● AVAILABLE DATA:
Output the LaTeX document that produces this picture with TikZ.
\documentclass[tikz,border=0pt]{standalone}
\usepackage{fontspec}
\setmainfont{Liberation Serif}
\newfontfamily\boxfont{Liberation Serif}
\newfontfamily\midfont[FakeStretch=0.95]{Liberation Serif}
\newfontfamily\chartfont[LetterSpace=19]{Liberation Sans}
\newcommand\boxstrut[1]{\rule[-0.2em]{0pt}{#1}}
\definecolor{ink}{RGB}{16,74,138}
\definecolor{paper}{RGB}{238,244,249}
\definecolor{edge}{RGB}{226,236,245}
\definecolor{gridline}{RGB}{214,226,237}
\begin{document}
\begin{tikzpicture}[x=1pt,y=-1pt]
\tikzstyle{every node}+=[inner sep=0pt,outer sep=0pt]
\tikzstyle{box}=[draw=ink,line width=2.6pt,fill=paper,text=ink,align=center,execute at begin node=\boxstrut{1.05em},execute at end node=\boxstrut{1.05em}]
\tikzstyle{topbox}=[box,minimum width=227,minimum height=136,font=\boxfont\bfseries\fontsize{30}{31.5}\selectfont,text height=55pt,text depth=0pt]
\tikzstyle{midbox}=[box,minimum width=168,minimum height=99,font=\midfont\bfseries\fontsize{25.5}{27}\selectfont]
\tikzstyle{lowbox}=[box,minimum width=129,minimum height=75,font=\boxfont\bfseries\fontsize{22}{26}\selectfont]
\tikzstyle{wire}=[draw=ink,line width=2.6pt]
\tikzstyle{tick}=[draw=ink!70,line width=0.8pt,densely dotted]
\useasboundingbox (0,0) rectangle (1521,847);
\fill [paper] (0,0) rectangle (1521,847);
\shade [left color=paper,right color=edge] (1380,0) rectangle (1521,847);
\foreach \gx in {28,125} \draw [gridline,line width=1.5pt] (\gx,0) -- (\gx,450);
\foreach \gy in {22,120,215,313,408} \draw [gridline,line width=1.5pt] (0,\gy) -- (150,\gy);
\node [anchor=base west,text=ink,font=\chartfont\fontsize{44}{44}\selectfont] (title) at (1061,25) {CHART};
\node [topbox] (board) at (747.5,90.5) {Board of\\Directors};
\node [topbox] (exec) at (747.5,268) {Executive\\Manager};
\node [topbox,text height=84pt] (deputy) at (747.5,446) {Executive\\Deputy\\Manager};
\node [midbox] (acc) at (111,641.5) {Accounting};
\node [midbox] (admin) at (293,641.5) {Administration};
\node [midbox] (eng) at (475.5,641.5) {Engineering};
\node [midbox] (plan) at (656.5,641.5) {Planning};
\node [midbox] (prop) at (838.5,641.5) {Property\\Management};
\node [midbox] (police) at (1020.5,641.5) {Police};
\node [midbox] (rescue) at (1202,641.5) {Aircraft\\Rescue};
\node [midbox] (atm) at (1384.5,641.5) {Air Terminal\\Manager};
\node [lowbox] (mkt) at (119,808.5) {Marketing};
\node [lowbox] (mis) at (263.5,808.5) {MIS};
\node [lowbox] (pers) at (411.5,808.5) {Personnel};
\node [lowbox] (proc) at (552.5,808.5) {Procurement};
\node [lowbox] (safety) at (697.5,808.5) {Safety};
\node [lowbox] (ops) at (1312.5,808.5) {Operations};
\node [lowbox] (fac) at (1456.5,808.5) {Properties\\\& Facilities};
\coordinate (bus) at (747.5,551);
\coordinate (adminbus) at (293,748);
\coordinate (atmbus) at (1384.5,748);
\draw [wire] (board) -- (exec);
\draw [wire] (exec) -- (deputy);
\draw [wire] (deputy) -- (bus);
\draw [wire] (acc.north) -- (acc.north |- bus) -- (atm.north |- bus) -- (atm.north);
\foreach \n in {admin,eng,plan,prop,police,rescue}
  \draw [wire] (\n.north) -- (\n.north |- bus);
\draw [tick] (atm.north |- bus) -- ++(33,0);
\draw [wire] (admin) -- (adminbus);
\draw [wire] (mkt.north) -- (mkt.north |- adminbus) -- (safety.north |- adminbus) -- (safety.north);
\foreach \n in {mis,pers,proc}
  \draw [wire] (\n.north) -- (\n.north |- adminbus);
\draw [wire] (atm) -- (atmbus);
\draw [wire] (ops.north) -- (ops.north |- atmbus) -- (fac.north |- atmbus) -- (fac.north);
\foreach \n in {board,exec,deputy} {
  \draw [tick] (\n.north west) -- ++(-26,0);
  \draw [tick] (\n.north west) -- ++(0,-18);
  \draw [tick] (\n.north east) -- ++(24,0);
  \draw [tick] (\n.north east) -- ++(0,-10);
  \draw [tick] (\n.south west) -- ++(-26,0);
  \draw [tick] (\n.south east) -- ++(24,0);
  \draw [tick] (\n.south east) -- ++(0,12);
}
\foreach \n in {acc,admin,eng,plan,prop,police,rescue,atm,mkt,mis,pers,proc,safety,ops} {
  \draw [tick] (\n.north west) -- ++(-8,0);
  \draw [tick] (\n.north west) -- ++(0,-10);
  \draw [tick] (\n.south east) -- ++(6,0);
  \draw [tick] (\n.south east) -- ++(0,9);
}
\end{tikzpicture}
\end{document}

● WHAT NEEDS TO BE DONE:
Write out the data exactly as it stands.

● FULL ANSWER:
Output the LaTeX document that produces this picture with TikZ.
\documentclass[tikz,border=0pt]{standalone}
\usepackage{fontspec}
\setmainfont{Liberation Serif}
\newfontfamily\boxfont{Liberation Serif}
\newfontfamily\midfont[FakeStretch=0.95]{Liberation Serif}
\newfontfamily\chartfont[LetterSpace=19]{Liberation Sans}
\newcommand\boxstrut[1]{\rule[-0.2em]{0pt}{#1}}
\definecolor{ink}{RGB}{16,74,138}
\definecolor{paper}{RGB}{238,244,249}
\definecolor{edge}{RGB}{226,236,245}
\definecolor{gridline}{RGB}{214,226,237}
\begin{document}
\begin{tikzpicture}[x=1pt,y=-1pt]
\tikzstyle{every node}+=[inner sep=0pt,outer sep=0pt]
\tikzstyle{box}=[draw=ink,line width=2.6pt,fill=paper,text=ink,align=center,execute at begin node=\boxstrut{1.05em},execute at end node=\boxstrut{1.05em}]
\tikzstyle{topbox}=[box,minimum width=227,minimum height=136,font=\boxfont\bfseries\fontsize{30}{31.5}\selectfont,text height=55pt,text depth=0pt]
\tikzstyle{midbox}=[box,minimum width=168,minimum height=99,font=\midfont\bfseries\fontsize{25.5}{27}\selectfont]
\tikzstyle{lowbox}=[box,minimum width=129,minimum height=75,font=\boxfont\bfseries\fontsize{22}{26}\selectfont]
\tikzstyle{wire}=[draw=ink,line width=2.6pt]
\tikzstyle{tick}=[draw=ink!70,line width=0.8pt,densely dotted]
\useasboundingbox (0,0) rectangle (1521,847);
\fill [paper] (0,0) rectangle (1521,847);
\shade [left color=paper,right color=edge] (1380,0) rectangle (1521,847);
\foreach \gx in {28,125} \draw [gridline,line width=1.5pt] (\gx,0) -- (\gx,450);
\foreach \gy in {22,120,215,313,408} \draw [gridline,line width=1.5pt] (0,\gy) -- (150,\gy);
\node [anchor=base west,text=ink,font=\chartfont\fontsize{44}{44}\selectfont] (title) at (1061,25) {CHART};
\node [topbox] (board) at (747.5,90.5) {Board of\\Directors};
\node [topbox] (exec) at (747.5,268) {Executive\\Manager};
\node [topbox,text height=84pt] (deputy) at (747.5,446) {Executive\\Deputy\\Manager};
\node [midbox] (acc) at (111,641.5) {Accounting};
\node [midbox] (admin) at (293,641.5) {Administration};
\node [midbox] (eng) at (475.5,641.5) {Engineering};
\node [midbox] (plan) at (656.5,641.5) {Planning};
\node [midbox] (prop) at (838.5,641.5) {Property\\Management};
\node [midbox] (police) at (1020.5,641.5) {Police};
\node [midbox] (rescue) at (1202,641.5) {Aircraft\\Rescue};
\node [midbox] (atm) at (1384.5,641.5) {Air Terminal\\Manager};
\node [lowbox] (mkt) at (119,808.5) {Marketing};
\node [lowbox] (mis) at (263.5,808.5) {MIS};
\node [lowbox] (pers) at (411.5,808.5) {Personnel};
\node [lowbox] (proc) at (552.5,808.5) {Procurement};
\node [lowbox] (safety) at (697.5,808.5) {Safety};
\node [lowbox] (ops) at (1312.5,808.5) {Operations};
\node [lowbox] (fac) at (1456.5,808.5) {Properties\\\& Facilities};
\coordinate (bus) at (747.5,551);
\coordinate (adminbus) at (293,748);
\coordinate (atmbus) at (1384.5,748);
\draw [wire] (board) -- (exec);
\draw [wire] (exec) -- (deputy);
\draw [wire] (deputy) -- (bus);
\draw [wire] (acc.north) -- (acc.north |- bus) -- (atm.north |- bus) -- (atm.north);
\foreach \n in {admin,eng,plan,prop,police,rescue}
  \draw [wire] (\n.north) -- (\n.north |- bus);
\draw [tick] (atm.north |- bus) -- ++(33,0);
\draw [wire] (admin) -- (adminbus);
\draw [wire] (mkt.north) -- (mkt.north |- adminbus) -- (safety.north |- adminbus) -- (safety.north);
\foreach \n in {mis,pers,proc}
  \draw [wire] (\n.north) -- (\n.north |- adminbus);
\draw [wire] (atm) -- (atmbus);
\draw [wire] (ops.north) -- (ops.north |- atmbus) -- (fac.north |- atmbus) -- (fac.north);
\foreach \n in {board,exec,deputy} {
  \draw [tick] (\n.north west) -- ++(-26,0);
  \draw [tick] (\n.north west) -- ++(0,-18);
  \draw [tick] (\n.north east) -- ++(24,0);
  \draw [tick] (\n.north east) -- ++(0,-10);
  \draw [tick] (\n.south west) -- ++(-26,0);
  \draw [tick] (\n.south east) -- ++(24,0);
  \draw [tick] (\n.south east) -- ++(0,12);
}
\foreach \n in {acc,admin,eng,plan,prop,police,rescue,atm,mkt,mis,pers,proc,safety,ops} {
  \draw [tick] (\n.north west) -- ++(-8,0);
  \draw [tick] (\n.north west) -- ++(0,-10);
  \draw [tick] (\n.south east) -- ++(6,0);
  \draw [tick] (\n.south east) -- ++(0,9);
}
\end{tikzpicture}
\end{document}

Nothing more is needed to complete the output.